Thanks for the input, Florian. I will do as you suggest for now, but note that we regularly reference code, as we do for R, R packages, and other software projects. I think that would look even better than an acknowledgment or footnote.
Hi Michael,
good point. Maybe Austin can put together a package with his functions. I’ll ask him.
Florian
Thanks for all of this, Austin! Question: You refer to kappa < 10 as reasonable. Baayen (2008:182) suggests < 6 is no collinearity; 6<K<30 medium. So about that 6-10 range (which, er, just happens to be where a model I'm looking at right now falls!)… Is there a definitive source on interpreting kappa to which you might point me?
Thanks!
Robin
Thanks for this Austin!
One question. You write:
“We all know that centering and standardizing regression predictors can reduce collinearity.”
What exactly do you mean here? Centering just shifts the values of a variable.
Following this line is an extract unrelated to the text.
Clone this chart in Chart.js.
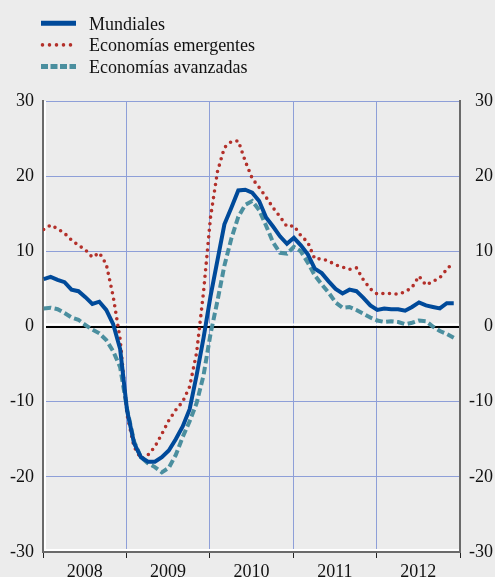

This presumably makes interpretation of any interaction coefficient easier, but I am not sure it will alleviate problems of collinearity.
Hi Niels,
thanks for posting this question. Centering does reduce collinearity between predictors and their higher-order terms (such as interactions or e.g. polynomials).
Let me know whether you need more information or whether this makes sense. You might find some of the tutorials we have posted on the blog useful (e.g. Maureen Gillespie’s tutorial on coding, i think, talks about this, too http://hlplab.wordpress.com/2010/05/10/mini-womm/)
HTH,
Florian
Used your code to determine VIF for some multi-level modeling I’m doing. It worked like a charm. Many thanks!